Water for Humanity - Appropriate Technology
TREADLE PUMPS
by Steve Herbert
In the year 2000, I had the unforgettable experience of traveling overland in a converted bus with a group of people all the way from Barton, Vermont, to Managua, Nicaragua. Organized by Adam Parke of the organization Monte Verde Cultural Exchange, those who were invited to participate each had a particular expertise to offer, such as organic gardening, sustainable agriculture, appropriate technology, music or theatrical arts. I was invited to participate as the dowser.
Adam Parke demonstrates the treadle pump assisted by his bus-mates. One of the people who had been invited to join us was Carl Bielenberg, an inventor from Marshfield, Vermont, and founder of the Better World Workshop, an organization dedicated to improving the lives of those in developing countries through appropriate technologies. Though Carl could not join the group due to other obligations, he did send along with us three treadle pumps of his design. All along our route, through Mexico, Guatemala, El Salvador, Honduras and Nicaragua, we made stops at various points to give demonstrations, workshops, and arts presentations in our various expertises. This included giving demonstrations of Carl’s treadle pump, and the three models were given to appreciative rural farmers before the return.
A treadle pump, as the name implies, is a manual pump operated by foot peddles, with a peddle and cylinder for each foot. The treadle pump fits the definition of appropriate technology by being a simple technology, easily duplicated or repaired within a developing country with local expertise and readily available materials, and relatively affordable. All treadle pumps are suction pumps, with a capability of drawing water up from a maximum depth of 7.5 meters (or 20 feet). The basic design may have a maximum flow rate of 18 cubic meters per hour, though the flow rate is also dependent on and inversely proportional to the lift height. Water which is drawn into the cylinder exits directly out of the cylinder and into, in the usual case, an irrigation ditch. It is capable of irrigating small areas up to 2,000 to 3,000 square meters.

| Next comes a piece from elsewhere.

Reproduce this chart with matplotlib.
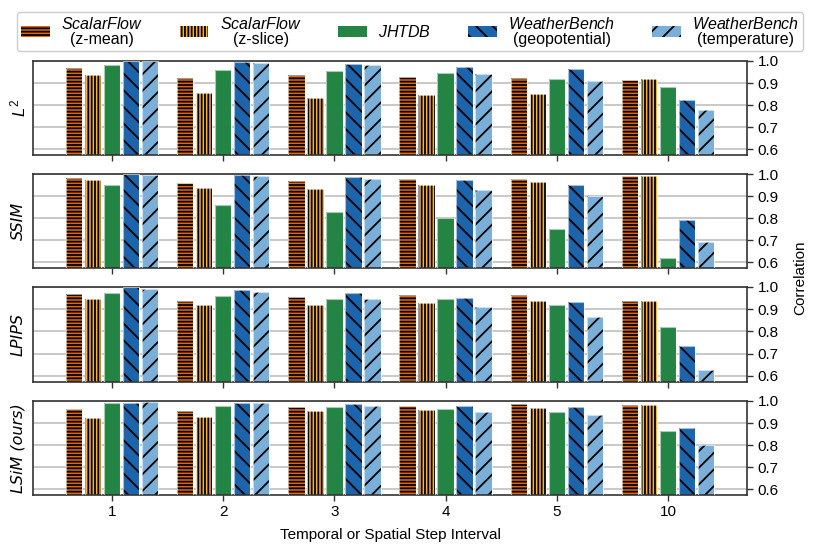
import matplotlib
matplotlib.use("Agg")
import matplotlib.pyplot as plt
import numpy as np

plt.rcParams['font.family'] = ['Liberation Sans', 'DejaVu Sans']
plt.rcParams['mathtext.fontset'] = 'custom'
plt.rcParams['mathtext.it'] = 'Liberation Sans:italic'
plt.rcParams['mathtext.rm'] = 'Liberation Sans'
plt.rcParams['hatch.linewidth'] = 1.3

intervals = ["1", "2", "3", "4", "5", "10"]
series_labels = [
    r"$\it{ScalarFlow}$" + "\n(z-mean)",
    r"$\it{ScalarFlow}$" + "\n(z-slice)",
    r"$\it{JHTDB}$",
    r"$\it{WeatherBench}$" + "\n(geopotential)",
    r"$\it{WeatherBench}$" + "\n(temperature)",
]
metric_labels = [r"$L^2$", "SSIM", "LPIPS", "LSiM (ours)"]

# values per metric: rows = series, columns = intervals
l2 = [
    [0.970, 0.924, 0.935, 0.929, 0.921, 0.912],
    [0.935, 0.856, 0.833, 0.844, 0.850, 0.917],
    [0.982, 0.961, 0.953, 0.944, 0.920, 0.883],
    [1.000, 0.995, 0.985, 0.971, 0.965, 0.821],
    [0.999, 0.991, 0.980, 0.942, 0.908, 0.776],
]
ssim = [
    [0.983, 0.959, 0.969, 0.977, 0.977, 0.989],
    [0.974, 0.937, 0.933, 0.948, 0.963, 0.992],
    [0.950, 0.861, 0.827, 0.802, 0.751, 0.620],
    [1.000, 0.995, 0.988, 0.975, 0.949, 0.791],
    [0.997, 0.992, 0.979, 0.926, 0.898, 0.692],
]
lpips = [
    [0.970, 0.938, 0.956, 0.965, 0.964, 0.938],
    [0.945, 0.917, 0.917, 0.929, 0.938, 0.935],
    [0.971, 0.961, 0.947, 0.945, 0.921, 0.820],
    [1.000, 0.988, 0.974, 0.952, 0.933, 0.734],
    [0.992, 0.977, 0.947, 0.911, 0.865, 0.625],
]
lsim = [
    [0.962, 0.953, 0.973, 0.977, 0.985, 0.980],
    [0.921, 0.927, 0.955, 0.961, 0.968, 0.980],
    [0.989, 0.977, 0.971, 0.964, 0.950, 0.865],
    [0.991, 0.991, 0.985, 0.977, 0.973, 0.876],
    [0.995, 0.989, 0.977, 0.948, 0.936, 0.798],
]
metrics = [l2, ssim, lpips, lsim]

colors = ["#e4670c", "#fbb03b", "#238443", "#1c64ab", "#79afd8"]
hatches = ["-----", "|||||", "", "\\\\", "//"]

W, H = 822, 554
fig = plt.figure(figsize=(W / 100, H / 100), dpi=100)

left_px, right_px = 33, 747
panels_px = [(61, 155), (174, 268), (287, 382), (401, 495)]

x = np.arange(len(intervals))
step = 0.171
bw = 0.148
offsets = (np.arange(5) - 2) * step

axes = []
handles = []
for mi, (top, bot) in enumerate(panels_px):
    ax = fig.add_axes([left_px / W, 1 - bot / H, (right_px - left_px) / W, (bot - top) / H])
    axes.append(ax)
    ax.set_axisbelow(True)
    ax.yaxis.grid(True, color="#c0c0c0", lw=1.2)
    data = metrics[mi]
    for si in range(5):
        b = ax.bar(x + offsets[si], data[si], bw, bottom=0, color=colors[si],
                   hatch=hatches[si], edgecolor="black", linewidth=0, zorder=2)
        ax.bar(x + offsets[si], data[si], bw, bottom=0, facecolor="none",
               edgecolor="white", linewidth=0.8, alpha=0.6, zorder=3)
        if mi == 0:
            handles.append(b)
    ax.set_ylim(0.573, 1.0)
    ax.set_xlim(-0.71, 5.71)
    ax.yaxis.tick_right()
    ax.set_yticks([0.6, 0.7, 0.8, 0.9, 1.0])
    ax.set_yticklabels(["0.6", "0.7", "0.8", "0.9", "1.0"], fontsize=11)
    ax.set_xticks(x)
    if mi == 3:
        ax.set_xticklabels(intervals, fontsize=11)
    else:
        ax.set_xticklabels([])
    ax.tick_params(axis="both", direction="out", length=4, width=1, color="#333333")
    for sp in ax.spines.values():
        sp.set_color("#333333")
        sp.set_linewidth(1.2)
    if mi == 0:
        lab = ax.set_ylabel(metric_labels[mi], fontsize=12)
    else:
        lab = ax.set_ylabel(metric_labels[mi], fontsize=11.5, family="DejaVu Sans", style="italic")
    lab.set_va("center")
    ax.yaxis.set_label_coords((18 - left_px) / (right_px - left_px), 0.5)

axes[3].set_xlabel("Temporal or Spatial Step Interval", fontsize=11, labelpad=6)
fig.text(800 / W, 1 - 278 / H, "Correlation", rotation=90, va="center", ha="center", fontsize=11)

leg = fig.legend(handles, series_labels, loc="upper center", ncol=5,
                 bbox_to_anchor=(410 / W, 1 - 12 / H),
                 fontsize=11.5, handlelength=1.8, handleheight=0.7, borderaxespad=0,
                 borderpad=0.25, frameon=True, fancybox=True, edgecolor="#cccccc",
                 framealpha=1, columnspacing=2.3, handletextpad=0.7)
for t in leg.get_texts():
    t.set_multialignment("center")
    t.set_linespacing(1.0)

fig.savefig("out.png", dpi=100)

The proto-type treadle pump was first researched, designed and developed in Bangladesh in the early 1980s. Though the superstructure of the model Carl sent with us was of metal, this early proto-type in Bangladesh was made of wood or bamboo, as it commonly still is in much of the developing world. In these countries the wooden or bamboo superstructure makes the system even more economically feasible. The principle is still the same, however, in spite of what the superstructure is made of. The cylinder on one side is creating suction and discharging as the piston in the opposing cylinder is returning to ready position with check valve closed. This creates a semi-continuous flow.
Adam Parke demonstrates the treadle pump in a community in Nicaragua. A variation of the early Bangladesh design, which is a purely suction pump, is a suction treadle pump which is also a pressure pump. This means that once water is drawn up into the cylinder, the pump has the capability to also force the water up through flexible piping to an irrigation ditch at a higher level. The design of Carl’s model was a basic suction model with some pressure capability. One can read more about the basic design with its variations in the book Carl co-authored with Hugh Allen, How to Make and Use the Treadle Irrigation Pump. We on the bus also had along with us an seed oil press of Carl’s design, intended to help rural farmers more efficiently render the seeds of certain crops into either cooking oil or fuel.
This trip was an adventure that I thrived on for four and a half weeks, until I left my nine compatriots from the bus, plus others who had flown down to meet us in Nicaragua, to take another bus up to Tegucigalpa, Honduras. There I met up with Ken Bannister to repeat a two-week assignment with the US Partners of the Americas and Farmer to Farmer programs initiated last year to offer trainings in dowsing and water resources to rural farmers, and dowse ourselves for environmental refugees from Hurricane Mitch. Eight more trips to Latin America have been accomplished since that trip, with hopefully more to come worldwide.